### Your goal
Make an exact copy of all the data.
*** Information supplied
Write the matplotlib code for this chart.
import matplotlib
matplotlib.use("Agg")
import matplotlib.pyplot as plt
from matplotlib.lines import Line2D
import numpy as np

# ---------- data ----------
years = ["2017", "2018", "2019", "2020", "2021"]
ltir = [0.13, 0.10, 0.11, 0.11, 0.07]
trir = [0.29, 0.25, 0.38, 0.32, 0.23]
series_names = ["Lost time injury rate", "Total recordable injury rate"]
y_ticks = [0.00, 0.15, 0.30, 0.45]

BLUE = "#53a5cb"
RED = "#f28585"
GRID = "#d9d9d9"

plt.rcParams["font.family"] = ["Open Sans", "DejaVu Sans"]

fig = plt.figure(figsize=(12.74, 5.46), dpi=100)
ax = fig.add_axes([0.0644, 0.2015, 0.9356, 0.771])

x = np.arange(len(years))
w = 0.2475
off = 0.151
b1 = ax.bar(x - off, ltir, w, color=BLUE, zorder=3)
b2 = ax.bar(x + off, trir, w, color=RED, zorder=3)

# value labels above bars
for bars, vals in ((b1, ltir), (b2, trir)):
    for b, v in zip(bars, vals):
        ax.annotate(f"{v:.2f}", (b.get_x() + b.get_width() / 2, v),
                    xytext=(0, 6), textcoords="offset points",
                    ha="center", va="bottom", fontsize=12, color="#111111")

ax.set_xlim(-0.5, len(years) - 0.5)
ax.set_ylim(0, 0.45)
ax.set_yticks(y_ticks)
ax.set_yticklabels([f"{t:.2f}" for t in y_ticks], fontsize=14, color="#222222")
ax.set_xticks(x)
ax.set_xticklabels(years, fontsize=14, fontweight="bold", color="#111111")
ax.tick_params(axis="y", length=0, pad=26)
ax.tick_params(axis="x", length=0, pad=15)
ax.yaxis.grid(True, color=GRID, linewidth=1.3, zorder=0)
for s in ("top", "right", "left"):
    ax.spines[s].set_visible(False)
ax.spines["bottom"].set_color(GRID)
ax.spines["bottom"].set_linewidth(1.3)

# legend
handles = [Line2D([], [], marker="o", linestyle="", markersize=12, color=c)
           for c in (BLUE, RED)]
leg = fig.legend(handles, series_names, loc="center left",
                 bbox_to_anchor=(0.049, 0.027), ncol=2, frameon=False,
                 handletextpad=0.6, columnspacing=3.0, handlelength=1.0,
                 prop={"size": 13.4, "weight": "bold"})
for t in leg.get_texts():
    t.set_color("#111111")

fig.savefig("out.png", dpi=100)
******
### Final result
Write the matplotlib code for this chart.
import matplotlib
matplotlib.use("Agg")
import matplotlib.pyplot as plt
from matplotlib.lines import Line2D
import numpy as np

# ---------- data ----------
years = ["2017", "2018", "2019", "2020", "2021"]
ltir = [0.13, 0.10, 0.11, 0.11, 0.07]
trir = [0.29, 0.25, 0.38, 0.32, 0.23]
series_names = ["Lost time injury rate", "Total recordable injury rate"]
y_ticks = [0.00, 0.15, 0.30, 0.45]

BLUE = "#53a5cb"
RED = "#f28585"
GRID = "#d9d9d9"

plt.rcParams["font.family"] = ["Open Sans", "DejaVu Sans"]

fig = plt.figure(figsize=(12.74, 5.46), dpi=100)
ax = fig.add_axes([0.0644, 0.2015, 0.9356, 0.771])

x = np.arange(len(years))
w = 0.2475
off = 0.151
b1 = ax.bar(x - off, ltir, w, color=BLUE, zorder=3)
b2 = ax.bar(x + off, trir, w, color=RED, zorder=3)

# value labels above bars
for bars, vals in ((b1, ltir), (b2, trir)):
    for b, v in zip(bars, vals):
        ax.annotate(f"{v:.2f}", (b.get_x() + b.get_width() / 2, v),
                    xytext=(0, 6), textcoords="offset points",
                    ha="center", va="bottom", fontsize=12, color="#111111")

ax.set_xlim(-0.5, len(years) - 0.5)
ax.set_ylim(0, 0.45)
ax.set_yticks(y_ticks)
ax.set_yticklabels([f"{t:.2f}" for t in y_ticks], fontsize=14, color="#222222")
ax.set_xticks(x)
ax.set_xticklabels(years, fontsize=14, fontweight="bold", color="#111111")
ax.tick_params(axis="y", length=0, pad=26)
ax.tick_params(axis="x", length=0, pad=15)
ax.yaxis.grid(True, color=GRID, linewidth=1.3, zorder=0)
for s in ("top", "right", "left"):
    ax.spines[s].set_visible(False)
ax.spines["bottom"].set_color(GRID)
ax.spines["bottom"].set_linewidth(1.3)

# legend
handles = [Line2D([], [], marker="o", linestyle="", markersize=12, color=c)
           for c in (BLUE, RED)]
leg = fig.legend(handles, series_names, loc="center left",
                 bbox_to_anchor=(0.049, 0.027), ncol=2, frameon=False,
                 handletextpad=0.6, columnspacing=3.0, handlelength=1.0,
                 prop={"size": 13.4, "weight": "bold"})
for t in leg.get_texts():
    t.set_color("#111111")

fig.savefig("out.png", dpi=100)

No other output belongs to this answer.